Conta-nos
François Andrieux, em seu poema chamado “Le meunier de Sans-Souci” (O moleiro
de Sans-Souci), que Frederico II, rei da Prússia, resolveu construir para si um
belo palácio, numa paisagem tranquila e calma. Construiu, então, o castelo em
uma região chamada de Sans-Souci, que significa ‘sem preocupação’. Ocorre que
nestas redondezas havia um moinho antiquíssimo que atrapalhava a visão do
monarca e impedia a sua ampliação; decidiu então o rei que removeria o moinho a
qualquer custo: ofereceu riquezas, tentou negociar e o moleiro, dono do moinho,
se opôs aguerridamente à expropriação do seu moinho.
Frederico
II, após saber da oposição do moleiro, fez chamá-lo a sua presença e
questionou-lhe os motivos que lhe faziam manter a ideia de continuar com o
moinho erguido.

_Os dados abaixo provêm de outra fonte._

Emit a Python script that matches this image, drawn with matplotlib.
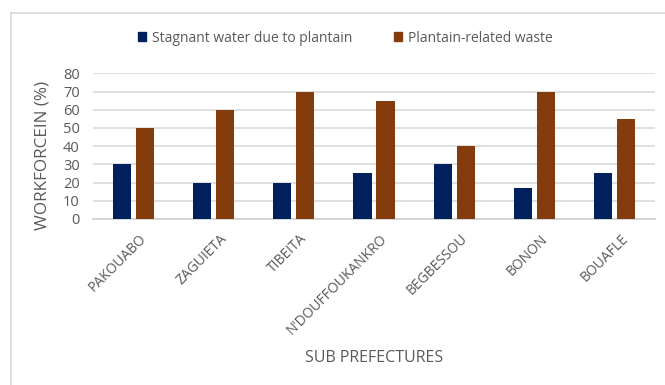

O moleiro, em sua humildade, conta que o pai do seu pai, o seu
pai e ele haviam trabalhado durante toda a vida naquele moinho e que seu filho
também trabalharia quando mais velho. Irritado, Frederico II diz ao moleiro:
“Sabes que, se eu assim o ordenasse, ainda que contra sua vontade, poderia
expropriar-te da terra sem lhe dar um único centavo, não sabes?” e o moleiro
redarguiu: “O senhor? Tomar-me o moinho? Ainda existem juízes em Berlim!”.
Pasmo
com a ousada e certamente ingênua resposta, que indicaria a disposição do moleiro
em litigar com o próprio rei na Justiça, Frederico II decidiu alterar seus
planos, deixando o sujeito (e seu moinho) em paz”.
François
Andriex concluiu o conto com uma certa dose de melancolia, ao mencionar que o
respeito real acabou prejudicando a própria província. Ao que parece, o
escritor lamentou o recuo do rei diante de um insignificante moleiro.
Entretanto,
o episódio imortalizado em versos passou para a história como um símbolo da
independência possível e desejável da Justiça. Para o moleiro, a Justiça certamente
seria cega para as diferenças sociais e não o distinguiria do rei, mesmo em uma
monarquia. Sua corajosa resposta e o recuo respeitoso do rei passaram a ser
lembrados para demonstrar situações em que o Judiciário deve limitar o poder
absoluto dos governantes. Até hoje o moinho existe e sempre que um juiz
corajoso se posiciona com independência e justiça, ouvimos a expressão:
“Ainda existem juízes em Berlim!”
A
história passou a símbolo da independência da Justiça. Para o moleiro, a
certeza do seu direito, ainda que litigasse com o poderoso rei. Sua firme
resposta e o reconhecimento do rei imortalizaram circunstâncias que o
Judiciário aí está para limitar o poder. O moinho continua lá, em face da
coragem do moleiro. É muito bom que haja juízes corajosos e independentes.